Reproduce every line of the material below, but drop the pictures.

» **Source excerpt**:
· · · · ·

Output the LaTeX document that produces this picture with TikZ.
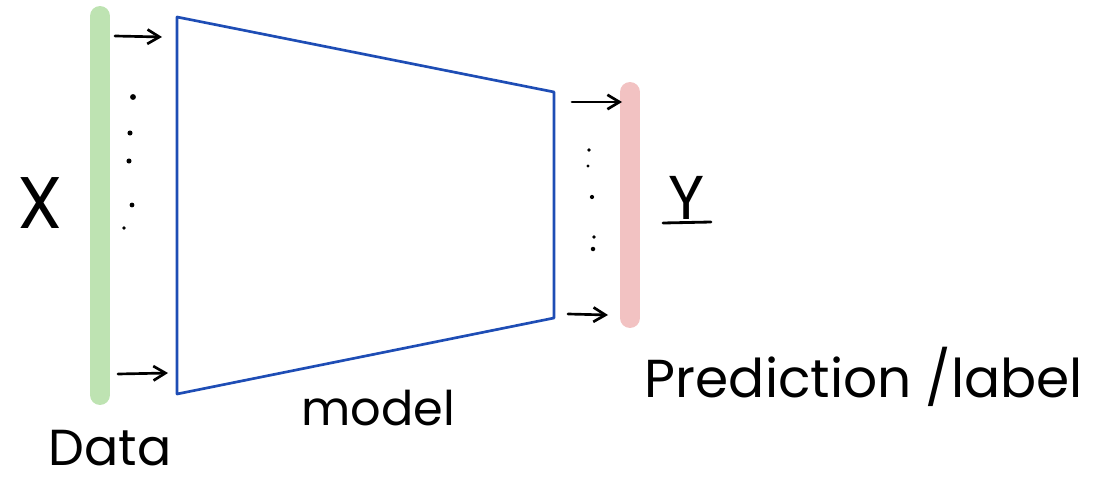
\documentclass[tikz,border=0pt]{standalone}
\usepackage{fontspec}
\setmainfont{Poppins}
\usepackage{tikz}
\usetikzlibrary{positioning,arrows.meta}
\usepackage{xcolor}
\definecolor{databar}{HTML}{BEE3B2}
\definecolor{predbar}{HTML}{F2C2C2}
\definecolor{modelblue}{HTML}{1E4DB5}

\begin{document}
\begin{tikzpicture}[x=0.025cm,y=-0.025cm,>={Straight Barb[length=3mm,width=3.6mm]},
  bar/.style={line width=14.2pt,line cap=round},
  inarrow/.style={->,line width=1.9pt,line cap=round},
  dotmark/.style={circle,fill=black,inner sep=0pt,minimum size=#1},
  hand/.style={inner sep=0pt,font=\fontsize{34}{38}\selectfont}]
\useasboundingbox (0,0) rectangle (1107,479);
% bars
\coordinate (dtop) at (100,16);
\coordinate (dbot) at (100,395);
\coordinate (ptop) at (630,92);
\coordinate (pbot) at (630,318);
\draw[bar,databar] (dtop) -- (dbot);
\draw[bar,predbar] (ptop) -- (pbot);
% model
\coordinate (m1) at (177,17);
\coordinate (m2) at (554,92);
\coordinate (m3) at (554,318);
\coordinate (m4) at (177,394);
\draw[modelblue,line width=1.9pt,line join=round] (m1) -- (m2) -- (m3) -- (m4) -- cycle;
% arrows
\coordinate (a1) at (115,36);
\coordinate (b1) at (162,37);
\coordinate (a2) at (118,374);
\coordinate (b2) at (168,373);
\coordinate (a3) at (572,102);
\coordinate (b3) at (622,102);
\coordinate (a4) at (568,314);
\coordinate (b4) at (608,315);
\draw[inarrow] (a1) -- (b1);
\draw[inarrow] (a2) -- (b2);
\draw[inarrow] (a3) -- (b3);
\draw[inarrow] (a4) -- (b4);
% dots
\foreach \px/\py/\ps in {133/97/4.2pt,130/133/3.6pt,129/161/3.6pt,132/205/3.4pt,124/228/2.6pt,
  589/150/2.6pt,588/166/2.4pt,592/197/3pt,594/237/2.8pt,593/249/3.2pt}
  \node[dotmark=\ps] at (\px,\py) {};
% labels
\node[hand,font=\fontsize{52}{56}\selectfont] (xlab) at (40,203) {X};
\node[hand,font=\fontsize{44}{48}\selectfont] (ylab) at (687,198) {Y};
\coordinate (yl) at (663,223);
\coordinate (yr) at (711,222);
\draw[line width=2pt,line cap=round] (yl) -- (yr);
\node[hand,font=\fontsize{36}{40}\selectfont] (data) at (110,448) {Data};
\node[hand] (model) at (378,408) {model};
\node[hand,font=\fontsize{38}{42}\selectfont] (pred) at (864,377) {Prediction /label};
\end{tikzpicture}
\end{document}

· · · · ·

» **Solution to the problem**:
Output the LaTeX document that produces this picture with TikZ.
\documentclass[tikz,border=0pt]{standalone}
\usepackage{fontspec}
\setmainfont{Poppins}
\usepackage{tikz}
\usetikzlibrary{positioning,arrows.meta}
\usepackage{xcolor}
\definecolor{databar}{HTML}{BEE3B2}
\definecolor{predbar}{HTML}{F2C2C2}
\definecolor{modelblue}{HTML}{1E4DB5}

\begin{document}
\begin{tikzpicture}[x=0.025cm,y=-0.025cm,>={Straight Barb[length=3mm,width=3.6mm]},
  bar/.style={line width=14.2pt,line cap=round},
  inarrow/.style={->,line width=1.9pt,line cap=round},
  dotmark/.style={circle,fill=black,inner sep=0pt,minimum size=#1},
  hand/.style={inner sep=0pt,font=\fontsize{34}{38}\selectfont}]
\useasboundingbox (0,0) rectangle (1107,479);
% bars
\coordinate (dtop) at (100,16);
\coordinate (dbot) at (100,395);
\coordinate (ptop) at (630,92);
\coordinate (pbot) at (630,318);
\draw[bar,databar] (dtop) -- (dbot);
\draw[bar,predbar] (ptop) -- (pbot);
% model
\coordinate (m1) at (177,17);
\coordinate (m2) at (554,92);
\coordinate (m3) at (554,318);
\coordinate (m4) at (177,394);
\draw[modelblue,line width=1.9pt,line join=round] (m1) -- (m2) -- (m3) -- (m4) -- cycle;
% arrows
\coordinate (a1) at (115,36);
\coordinate (b1) at (162,37);
\coordinate (a2) at (118,374);
\coordinate (b2) at (168,373);
\coordinate (a3) at (572,102);
\coordinate (b3) at (622,102);
\coordinate (a4) at (568,314);
\coordinate (b4) at (608,315);
\draw[inarrow] (a1) -- (b1);
\draw[inarrow] (a2) -- (b2);
\draw[inarrow] (a3) -- (b3);
\draw[inarrow] (a4) -- (b4);
% dots
\foreach \px/\py/\ps in {133/97/4.2pt,130/133/3.6pt,129/161/3.6pt,132/205/3.4pt,124/228/2.6pt,
  589/150/2.6pt,588/166/2.4pt,592/197/3pt,594/237/2.8pt,593/249/3.2pt}
  \node[dotmark=\ps] at (\px,\py) {};
% labels
\node[hand,font=\fontsize{52}{56}\selectfont] (xlab) at (40,203) {X};
\node[hand,font=\fontsize{44}{48}\selectfont] (ylab) at (687,198) {Y};
\coordinate (yl) at (663,223);
\coordinate (yr) at (711,222);
\draw[line width=2pt,line cap=round] (yl) -- (yr);
\node[hand,font=\fontsize{36}{40}\selectfont] (data) at (110,448) {Data};
\node[hand] (model) at (378,408) {model};
\node[hand,font=\fontsize{38}{42}\selectfont] (pred) at (864,377) {Prediction /label};
\end{tikzpicture}
\end{document}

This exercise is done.